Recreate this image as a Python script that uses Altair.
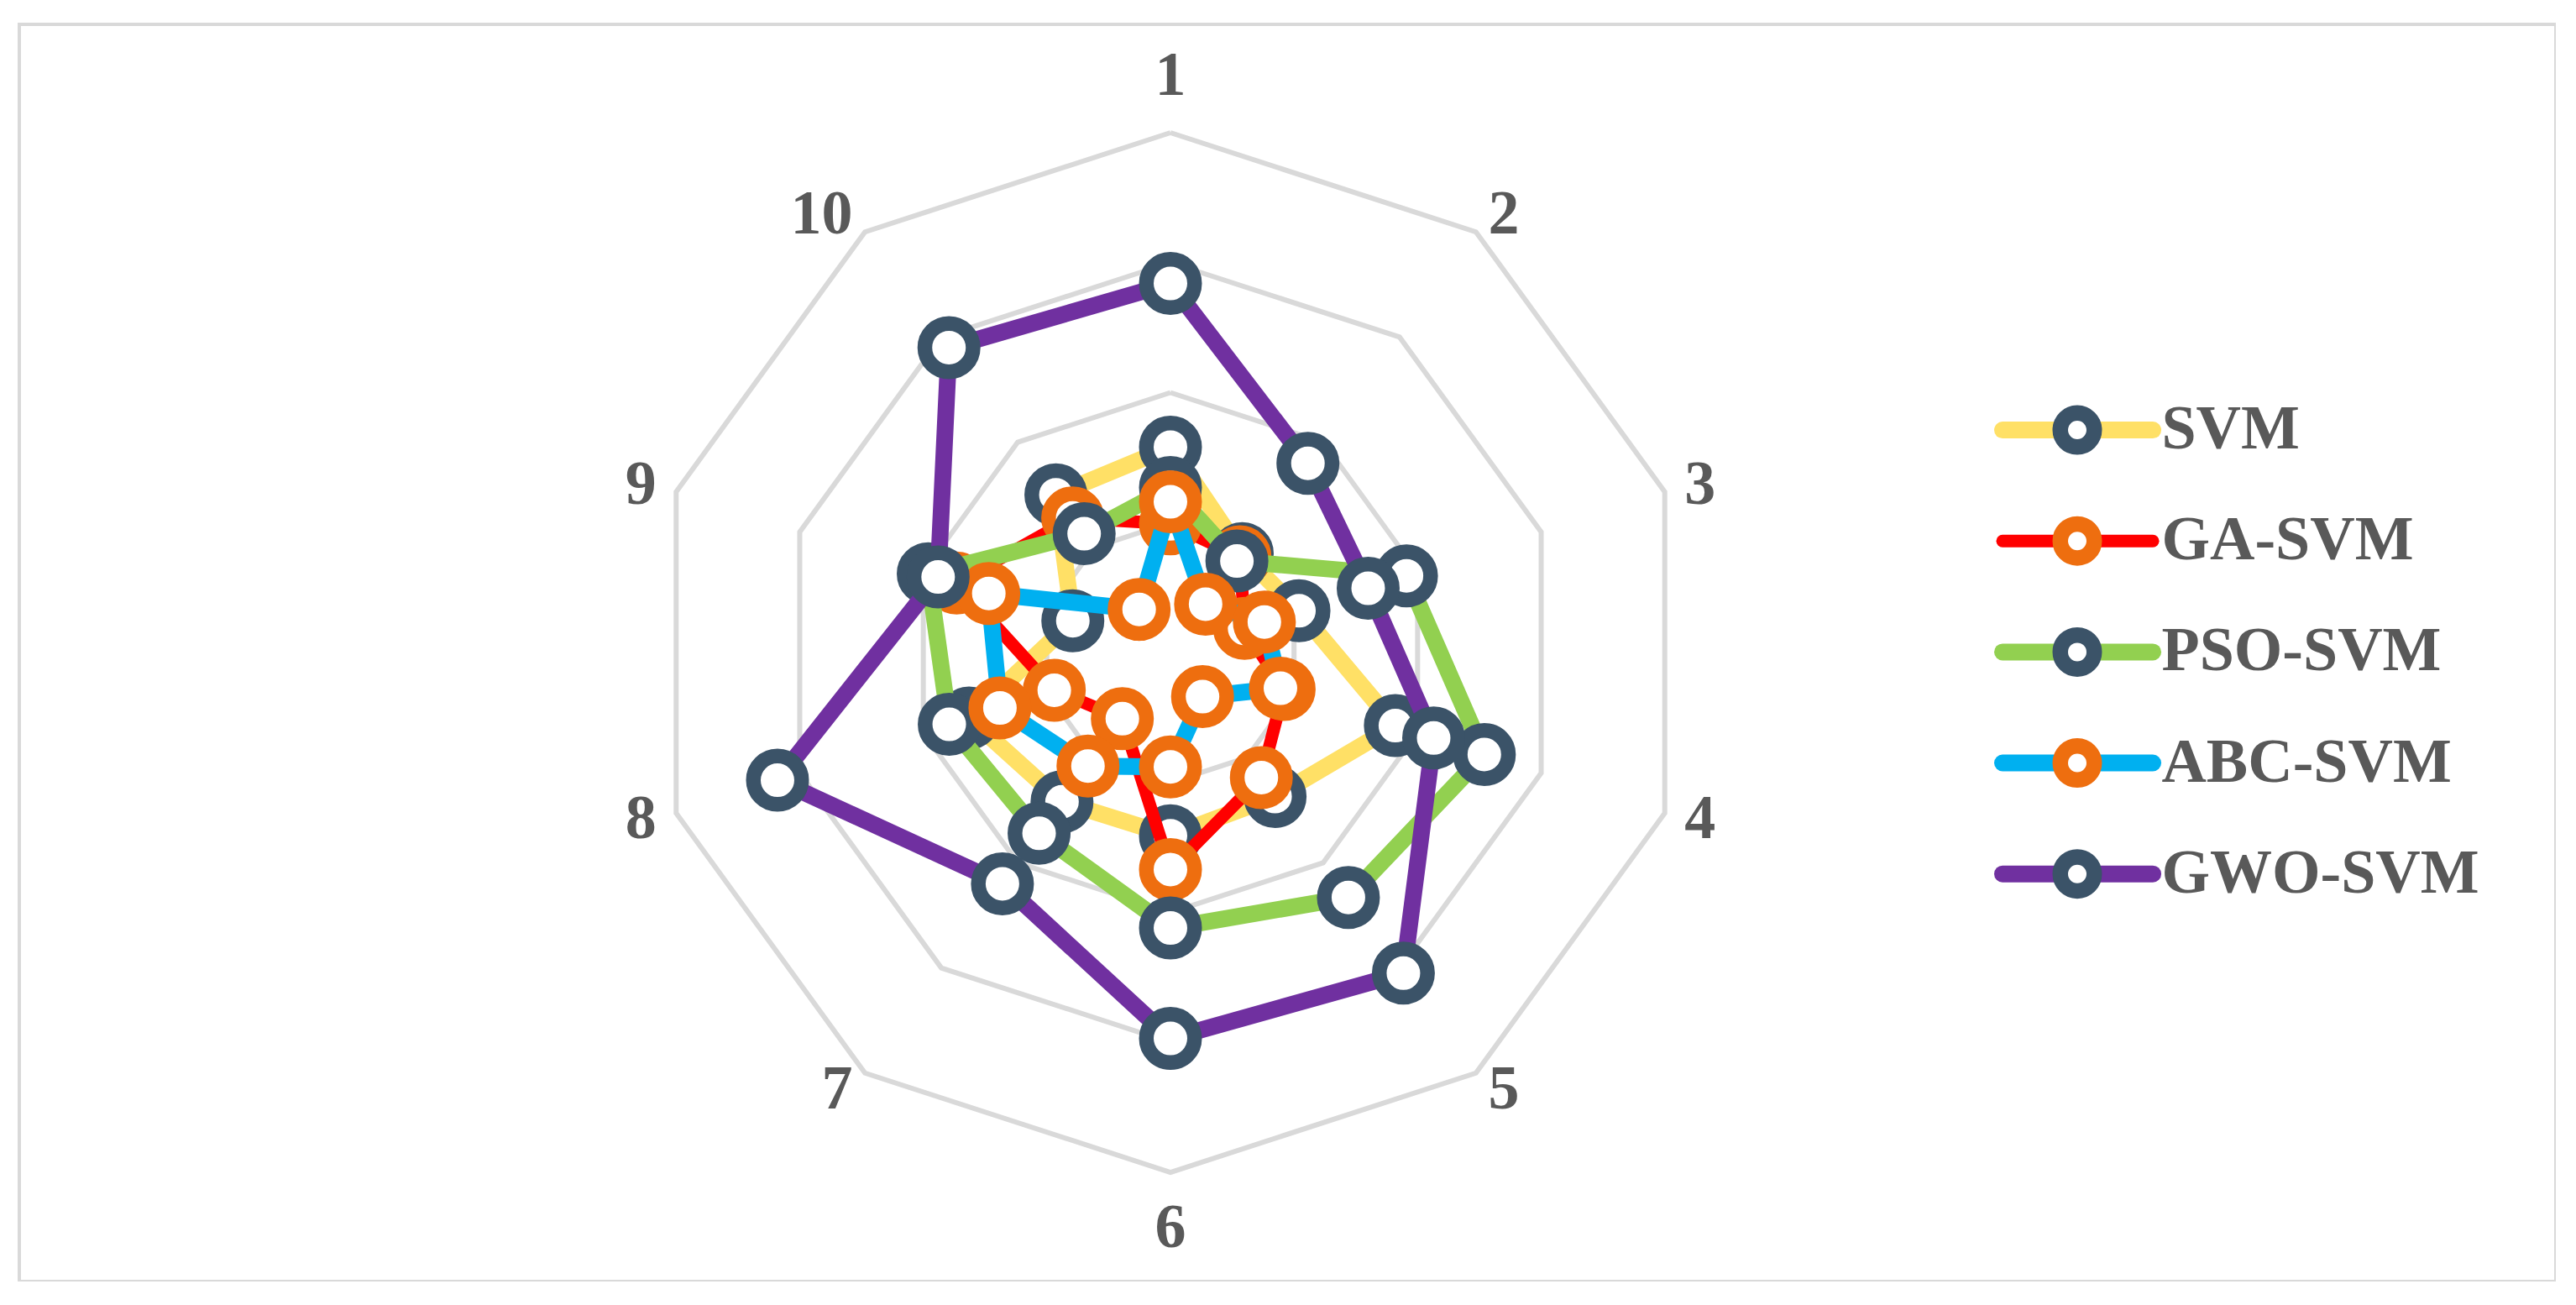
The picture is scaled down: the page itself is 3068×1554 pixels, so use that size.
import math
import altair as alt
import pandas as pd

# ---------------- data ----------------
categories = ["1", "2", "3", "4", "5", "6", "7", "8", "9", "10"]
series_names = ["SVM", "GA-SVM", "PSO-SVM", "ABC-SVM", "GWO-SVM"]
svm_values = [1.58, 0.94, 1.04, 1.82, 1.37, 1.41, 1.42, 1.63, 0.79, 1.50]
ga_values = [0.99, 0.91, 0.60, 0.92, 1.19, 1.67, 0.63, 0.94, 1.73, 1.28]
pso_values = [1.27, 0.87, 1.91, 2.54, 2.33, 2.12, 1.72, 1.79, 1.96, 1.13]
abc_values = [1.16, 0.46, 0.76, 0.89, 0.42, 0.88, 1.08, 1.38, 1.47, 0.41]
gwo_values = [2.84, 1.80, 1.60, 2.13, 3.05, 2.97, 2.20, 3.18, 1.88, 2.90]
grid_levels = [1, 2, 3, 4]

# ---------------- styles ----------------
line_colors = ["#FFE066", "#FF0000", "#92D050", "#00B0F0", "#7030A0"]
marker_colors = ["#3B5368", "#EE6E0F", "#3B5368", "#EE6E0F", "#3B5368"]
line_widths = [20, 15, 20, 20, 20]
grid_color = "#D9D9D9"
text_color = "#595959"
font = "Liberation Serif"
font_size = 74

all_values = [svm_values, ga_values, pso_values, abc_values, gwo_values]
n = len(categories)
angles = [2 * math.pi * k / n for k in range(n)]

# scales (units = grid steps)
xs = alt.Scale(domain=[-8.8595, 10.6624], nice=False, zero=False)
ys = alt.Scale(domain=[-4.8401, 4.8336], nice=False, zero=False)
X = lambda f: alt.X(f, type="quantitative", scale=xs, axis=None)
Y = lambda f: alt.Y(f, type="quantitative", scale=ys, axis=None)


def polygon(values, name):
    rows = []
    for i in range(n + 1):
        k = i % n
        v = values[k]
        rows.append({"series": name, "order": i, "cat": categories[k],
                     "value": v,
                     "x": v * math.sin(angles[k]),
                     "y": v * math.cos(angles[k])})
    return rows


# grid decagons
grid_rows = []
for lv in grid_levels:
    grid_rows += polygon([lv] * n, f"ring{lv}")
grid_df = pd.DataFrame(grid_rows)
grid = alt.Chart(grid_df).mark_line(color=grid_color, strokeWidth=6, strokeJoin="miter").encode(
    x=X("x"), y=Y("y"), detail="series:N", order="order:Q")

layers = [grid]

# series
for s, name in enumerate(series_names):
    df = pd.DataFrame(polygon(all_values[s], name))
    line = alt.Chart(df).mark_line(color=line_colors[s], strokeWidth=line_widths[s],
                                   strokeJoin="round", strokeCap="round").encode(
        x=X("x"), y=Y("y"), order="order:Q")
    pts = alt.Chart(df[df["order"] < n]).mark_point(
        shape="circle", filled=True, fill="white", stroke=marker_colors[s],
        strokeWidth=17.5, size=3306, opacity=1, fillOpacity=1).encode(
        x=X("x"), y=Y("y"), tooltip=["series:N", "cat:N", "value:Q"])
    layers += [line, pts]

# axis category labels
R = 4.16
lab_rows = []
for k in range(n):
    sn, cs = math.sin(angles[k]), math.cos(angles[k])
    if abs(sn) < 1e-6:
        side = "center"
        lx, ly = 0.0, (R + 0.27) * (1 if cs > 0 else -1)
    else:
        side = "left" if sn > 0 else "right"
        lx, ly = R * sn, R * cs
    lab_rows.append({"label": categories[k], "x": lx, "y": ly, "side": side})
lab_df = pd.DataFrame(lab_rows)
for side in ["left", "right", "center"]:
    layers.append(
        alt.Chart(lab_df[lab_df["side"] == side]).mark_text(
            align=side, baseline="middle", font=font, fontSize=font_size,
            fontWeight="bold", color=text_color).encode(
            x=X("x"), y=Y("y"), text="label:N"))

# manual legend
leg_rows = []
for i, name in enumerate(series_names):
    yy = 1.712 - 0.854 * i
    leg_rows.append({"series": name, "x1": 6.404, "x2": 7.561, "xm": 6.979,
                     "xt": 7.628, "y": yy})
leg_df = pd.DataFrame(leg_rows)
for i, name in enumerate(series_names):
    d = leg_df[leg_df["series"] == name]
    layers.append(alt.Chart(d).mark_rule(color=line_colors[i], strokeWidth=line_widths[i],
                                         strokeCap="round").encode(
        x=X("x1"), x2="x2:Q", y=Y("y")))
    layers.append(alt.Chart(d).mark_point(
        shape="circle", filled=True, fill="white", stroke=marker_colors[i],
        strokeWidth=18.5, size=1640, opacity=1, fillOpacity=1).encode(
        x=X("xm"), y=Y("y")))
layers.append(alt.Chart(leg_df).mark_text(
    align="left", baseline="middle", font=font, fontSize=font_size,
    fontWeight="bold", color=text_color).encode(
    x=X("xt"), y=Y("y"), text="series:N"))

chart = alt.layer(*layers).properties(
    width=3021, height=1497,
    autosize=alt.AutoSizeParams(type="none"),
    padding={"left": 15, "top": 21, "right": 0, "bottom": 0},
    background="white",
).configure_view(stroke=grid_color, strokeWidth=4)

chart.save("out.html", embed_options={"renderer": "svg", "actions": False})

※ ※ ※

In this exercise, set down all of the data exactly, without the pictures.

» Solution
Recreate this image as a Python script that uses Altair.
The picture is scaled down: the page itself is 3068×1554 pixels, so use that size.
import math
import altair as alt
import pandas as pd

# ---------------- data ----------------
categories = ["1", "2", "3", "4", "5", "6", "7", "8", "9", "10"]
series_names = ["SVM", "GA-SVM", "PSO-SVM", "ABC-SVM", "GWO-SVM"]
svm_values = [1.58, 0.94, 1.04, 1.82, 1.37, 1.41, 1.42, 1.63, 0.79, 1.50]
ga_values = [0.99, 0.91, 0.60, 0.92, 1.19, 1.67, 0.63, 0.94, 1.73, 1.28]
pso_values = [1.27, 0.87, 1.91, 2.54, 2.33, 2.12, 1.72, 1.79, 1.96, 1.13]
abc_values = [1.16, 0.46, 0.76, 0.89, 0.42, 0.88, 1.08, 1.38, 1.47, 0.41]
gwo_values = [2.84, 1.80, 1.60, 2.13, 3.05, 2.97, 2.20, 3.18, 1.88, 2.90]
grid_levels = [1, 2, 3, 4]

# ---------------- styles ----------------
line_colors = ["#FFE066", "#FF0000", "#92D050", "#00B0F0", "#7030A0"]
marker_colors = ["#3B5368", "#EE6E0F", "#3B5368", "#EE6E0F", "#3B5368"]
line_widths = [20, 15, 20, 20, 20]
grid_color = "#D9D9D9"
text_color = "#595959"
font = "Liberation Serif"
font_size = 74

all_values = [svm_values, ga_values, pso_values, abc_values, gwo_values]
n = len(categories)
angles = [2 * math.pi * k / n for k in range(n)]

# scales (units = grid steps)
xs = alt.Scale(domain=[-8.8595, 10.6624], nice=False, zero=False)
ys = alt.Scale(domain=[-4.8401, 4.8336], nice=False, zero=False)
X = lambda f: alt.X(f, type="quantitative", scale=xs, axis=None)
Y = lambda f: alt.Y(f, type="quantitative", scale=ys, axis=None)


def polygon(values, name):
    rows = []
    for i in range(n + 1):
        k = i % n
        v = values[k]
        rows.append({"series": name, "order": i, "cat": categories[k],
                     "value": v,
                     "x": v * math.sin(angles[k]),
                     "y": v * math.cos(angles[k])})
    return rows


# grid decagons
grid_rows = []
for lv in grid_levels:
    grid_rows += polygon([lv] * n, f"ring{lv}")
grid_df = pd.DataFrame(grid_rows)
grid = alt.Chart(grid_df).mark_line(color=grid_color, strokeWidth=6, strokeJoin="miter").encode(
    x=X("x"), y=Y("y"), detail="series:N", order="order:Q")

layers = [grid]

# series
for s, name in enumerate(series_names):
    df = pd.DataFrame(polygon(all_values[s], name))
    line = alt.Chart(df).mark_line(color=line_colors[s], strokeWidth=line_widths[s],
                                   strokeJoin="round", strokeCap="round").encode(
        x=X("x"), y=Y("y"), order="order:Q")
    pts = alt.Chart(df[df["order"] < n]).mark_point(
        shape="circle", filled=True, fill="white", stroke=marker_colors[s],
        strokeWidth=17.5, size=3306, opacity=1, fillOpacity=1).encode(
        x=X("x"), y=Y("y"), tooltip=["series:N", "cat:N", "value:Q"])
    layers += [line, pts]

# axis category labels
R = 4.16
lab_rows = []
for k in range(n):
    sn, cs = math.sin(angles[k]), math.cos(angles[k])
    if abs(sn) < 1e-6:
        side = "center"
        lx, ly = 0.0, (R + 0.27) * (1 if cs > 0 else -1)
    else:
        side = "left" if sn > 0 else "right"
        lx, ly = R * sn, R * cs
    lab_rows.append({"label": categories[k], "x": lx, "y": ly, "side": side})
lab_df = pd.DataFrame(lab_rows)
for side in ["left", "right", "center"]:
    layers.append(
        alt.Chart(lab_df[lab_df["side"] == side]).mark_text(
            align=side, baseline="middle", font=font, fontSize=font_size,
            fontWeight="bold", color=text_color).encode(
            x=X("x"), y=Y("y"), text="label:N"))

# manual legend
leg_rows = []
for i, name in enumerate(series_names):
    yy = 1.712 - 0.854 * i
    leg_rows.append({"series": name, "x1": 6.404, "x2": 7.561, "xm": 6.979,
                     "xt": 7.628, "y": yy})
leg_df = pd.DataFrame(leg_rows)
for i, name in enumerate(series_names):
    d = leg_df[leg_df["series"] == name]
    layers.append(alt.Chart(d).mark_rule(color=line_colors[i], strokeWidth=line_widths[i],
                                         strokeCap="round").encode(
        x=X("x1"), x2="x2:Q", y=Y("y")))
    layers.append(alt.Chart(d).mark_point(
        shape="circle", filled=True, fill="white", stroke=marker_colors[i],
        strokeWidth=18.5, size=1640, opacity=1, fillOpacity=1).encode(
        x=X("xm"), y=Y("y")))
layers.append(alt.Chart(leg_df).mark_text(
    align="left", baseline="middle", font=font, fontSize=font_size,
    fontWeight="bold", color=text_color).encode(
    x=X("xt"), y=Y("y"), text="series:N"))

chart = alt.layer(*layers).properties(
    width=3021, height=1497,
    autosize=alt.AutoSizeParams(type="none"),
    padding={"left": 15, "top": 21, "right": 0, "bottom": 0},
    background="white",
).configure_view(stroke=grid_color, strokeWidth=4)

chart.save("out.html", embed_options={"renderer": "svg", "actions": False})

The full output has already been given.